TASK STATEMENT
Your task is to reproduce, verbatim and without pictures, the lines from the opening of the listing through the line containing "import matplotlib.dates as mdates".

COLLECTED MATERIAL
▼▼▼
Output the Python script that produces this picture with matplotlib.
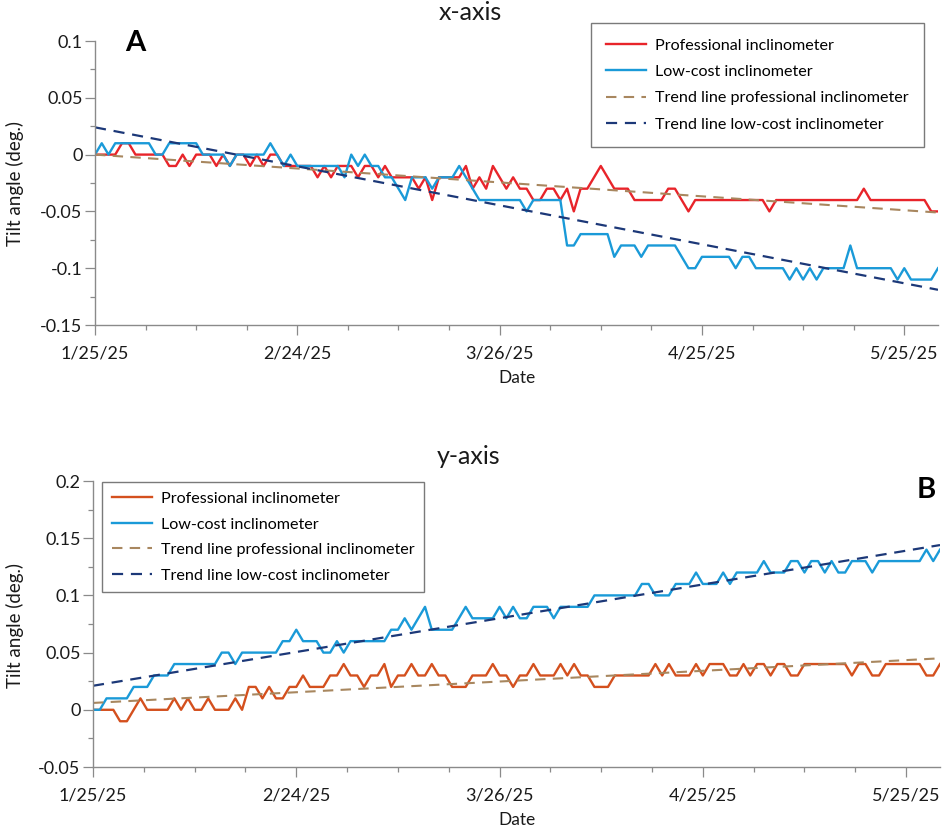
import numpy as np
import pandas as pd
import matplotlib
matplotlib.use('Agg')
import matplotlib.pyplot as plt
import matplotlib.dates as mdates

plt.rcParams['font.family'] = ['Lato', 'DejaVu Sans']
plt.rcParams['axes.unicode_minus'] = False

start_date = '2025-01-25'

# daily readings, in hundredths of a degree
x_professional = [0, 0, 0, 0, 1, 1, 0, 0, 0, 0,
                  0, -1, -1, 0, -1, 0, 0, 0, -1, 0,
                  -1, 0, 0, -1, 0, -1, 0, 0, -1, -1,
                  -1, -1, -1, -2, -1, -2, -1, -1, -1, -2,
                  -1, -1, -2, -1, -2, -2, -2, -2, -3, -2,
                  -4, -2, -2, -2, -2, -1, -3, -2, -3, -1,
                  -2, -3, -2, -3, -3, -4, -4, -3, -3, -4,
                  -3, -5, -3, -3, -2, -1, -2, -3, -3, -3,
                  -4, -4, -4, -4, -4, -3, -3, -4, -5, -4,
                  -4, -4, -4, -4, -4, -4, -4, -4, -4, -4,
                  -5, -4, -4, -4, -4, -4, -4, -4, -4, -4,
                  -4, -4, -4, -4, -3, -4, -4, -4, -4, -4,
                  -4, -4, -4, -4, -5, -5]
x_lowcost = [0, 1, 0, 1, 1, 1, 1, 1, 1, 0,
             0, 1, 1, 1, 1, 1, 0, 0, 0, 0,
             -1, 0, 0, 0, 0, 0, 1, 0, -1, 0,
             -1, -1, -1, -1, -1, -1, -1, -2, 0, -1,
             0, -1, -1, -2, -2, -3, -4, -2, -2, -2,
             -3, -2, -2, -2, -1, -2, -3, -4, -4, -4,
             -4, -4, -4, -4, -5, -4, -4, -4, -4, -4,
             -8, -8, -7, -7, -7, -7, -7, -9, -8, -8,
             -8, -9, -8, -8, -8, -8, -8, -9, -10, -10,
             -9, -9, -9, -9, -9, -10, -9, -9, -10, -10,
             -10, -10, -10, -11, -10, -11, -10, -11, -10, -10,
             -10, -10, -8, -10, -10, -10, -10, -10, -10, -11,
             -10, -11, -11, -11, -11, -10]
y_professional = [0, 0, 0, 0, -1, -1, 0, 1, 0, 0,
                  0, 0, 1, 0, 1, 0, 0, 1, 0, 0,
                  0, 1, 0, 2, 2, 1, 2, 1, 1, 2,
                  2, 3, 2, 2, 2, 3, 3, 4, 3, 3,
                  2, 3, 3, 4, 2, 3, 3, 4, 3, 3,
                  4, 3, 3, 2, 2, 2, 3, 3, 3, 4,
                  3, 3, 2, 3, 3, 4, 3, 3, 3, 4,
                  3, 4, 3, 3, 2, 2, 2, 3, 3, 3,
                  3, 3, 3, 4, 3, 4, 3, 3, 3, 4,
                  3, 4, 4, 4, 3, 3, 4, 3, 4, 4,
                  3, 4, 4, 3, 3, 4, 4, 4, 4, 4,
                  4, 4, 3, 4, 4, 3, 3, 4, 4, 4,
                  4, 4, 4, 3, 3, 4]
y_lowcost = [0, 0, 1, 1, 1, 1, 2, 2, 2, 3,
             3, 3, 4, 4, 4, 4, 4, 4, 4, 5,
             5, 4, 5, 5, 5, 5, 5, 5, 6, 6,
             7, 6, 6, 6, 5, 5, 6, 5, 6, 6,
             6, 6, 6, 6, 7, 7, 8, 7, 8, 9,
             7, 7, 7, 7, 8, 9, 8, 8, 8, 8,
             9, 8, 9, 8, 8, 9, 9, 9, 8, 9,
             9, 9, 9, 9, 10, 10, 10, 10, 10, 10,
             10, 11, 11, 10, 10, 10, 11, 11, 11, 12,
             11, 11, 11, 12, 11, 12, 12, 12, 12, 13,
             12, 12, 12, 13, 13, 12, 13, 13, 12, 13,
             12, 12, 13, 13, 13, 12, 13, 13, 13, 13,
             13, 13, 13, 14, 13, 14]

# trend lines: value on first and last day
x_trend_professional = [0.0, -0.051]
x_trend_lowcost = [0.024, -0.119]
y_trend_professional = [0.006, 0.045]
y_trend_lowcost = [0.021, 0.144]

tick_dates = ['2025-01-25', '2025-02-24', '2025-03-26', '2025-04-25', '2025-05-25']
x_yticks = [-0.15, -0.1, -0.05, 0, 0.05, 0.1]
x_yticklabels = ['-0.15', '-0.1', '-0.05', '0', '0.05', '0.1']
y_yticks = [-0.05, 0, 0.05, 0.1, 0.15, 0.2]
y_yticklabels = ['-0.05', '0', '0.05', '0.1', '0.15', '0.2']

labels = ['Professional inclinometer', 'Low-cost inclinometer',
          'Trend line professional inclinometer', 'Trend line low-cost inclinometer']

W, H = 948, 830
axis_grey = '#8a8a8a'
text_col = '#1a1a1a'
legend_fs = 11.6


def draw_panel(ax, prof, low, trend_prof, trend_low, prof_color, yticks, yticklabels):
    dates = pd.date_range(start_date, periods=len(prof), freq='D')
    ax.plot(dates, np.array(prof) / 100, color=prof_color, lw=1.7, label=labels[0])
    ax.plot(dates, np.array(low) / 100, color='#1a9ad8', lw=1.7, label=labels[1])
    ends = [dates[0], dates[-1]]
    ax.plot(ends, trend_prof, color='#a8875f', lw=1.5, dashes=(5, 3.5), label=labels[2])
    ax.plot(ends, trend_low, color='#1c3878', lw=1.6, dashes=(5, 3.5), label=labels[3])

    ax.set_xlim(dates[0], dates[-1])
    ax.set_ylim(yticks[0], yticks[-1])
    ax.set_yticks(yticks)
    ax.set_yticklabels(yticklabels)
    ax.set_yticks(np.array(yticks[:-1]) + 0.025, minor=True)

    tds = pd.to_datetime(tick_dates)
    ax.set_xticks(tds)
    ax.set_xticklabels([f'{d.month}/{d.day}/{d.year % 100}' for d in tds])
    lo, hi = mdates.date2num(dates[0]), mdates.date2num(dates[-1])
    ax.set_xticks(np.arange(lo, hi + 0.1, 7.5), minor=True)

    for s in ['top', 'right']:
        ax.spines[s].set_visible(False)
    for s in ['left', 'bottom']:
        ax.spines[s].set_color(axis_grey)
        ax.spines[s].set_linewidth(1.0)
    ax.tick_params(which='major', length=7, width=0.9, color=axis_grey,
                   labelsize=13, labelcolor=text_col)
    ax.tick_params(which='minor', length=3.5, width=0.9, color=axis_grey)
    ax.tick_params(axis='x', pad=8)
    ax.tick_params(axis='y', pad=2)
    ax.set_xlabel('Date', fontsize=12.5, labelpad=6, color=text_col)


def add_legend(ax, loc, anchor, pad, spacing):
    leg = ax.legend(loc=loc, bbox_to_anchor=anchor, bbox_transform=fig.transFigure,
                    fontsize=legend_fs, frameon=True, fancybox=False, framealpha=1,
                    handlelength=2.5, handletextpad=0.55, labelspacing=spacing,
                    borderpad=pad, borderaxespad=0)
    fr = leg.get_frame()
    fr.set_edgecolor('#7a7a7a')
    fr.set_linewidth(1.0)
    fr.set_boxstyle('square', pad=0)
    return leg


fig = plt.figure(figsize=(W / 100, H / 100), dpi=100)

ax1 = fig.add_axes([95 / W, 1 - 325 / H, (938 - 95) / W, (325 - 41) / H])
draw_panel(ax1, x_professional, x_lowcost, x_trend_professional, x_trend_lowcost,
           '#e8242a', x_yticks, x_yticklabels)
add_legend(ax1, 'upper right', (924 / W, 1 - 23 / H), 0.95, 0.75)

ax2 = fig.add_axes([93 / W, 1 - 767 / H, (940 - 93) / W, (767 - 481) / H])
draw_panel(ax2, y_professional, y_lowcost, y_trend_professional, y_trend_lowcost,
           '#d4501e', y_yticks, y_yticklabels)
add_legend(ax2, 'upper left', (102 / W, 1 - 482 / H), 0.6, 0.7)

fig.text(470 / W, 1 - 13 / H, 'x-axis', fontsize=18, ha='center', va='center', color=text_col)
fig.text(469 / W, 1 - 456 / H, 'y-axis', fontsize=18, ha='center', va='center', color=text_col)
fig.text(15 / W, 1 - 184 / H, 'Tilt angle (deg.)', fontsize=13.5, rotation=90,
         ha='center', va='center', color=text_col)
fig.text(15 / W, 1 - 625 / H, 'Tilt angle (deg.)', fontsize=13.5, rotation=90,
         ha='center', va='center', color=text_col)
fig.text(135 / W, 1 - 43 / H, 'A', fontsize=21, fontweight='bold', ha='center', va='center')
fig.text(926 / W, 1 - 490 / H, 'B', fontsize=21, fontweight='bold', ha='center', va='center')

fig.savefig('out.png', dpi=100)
▲▲▲
CORRECT RESPONSE
Output the Python script that produces this picture with matplotlib.
import numpy as np
import pandas as pd
import matplotlib
matplotlib.use('Agg')
import matplotlib.pyplot as plt
import matplotlib.dates as mdates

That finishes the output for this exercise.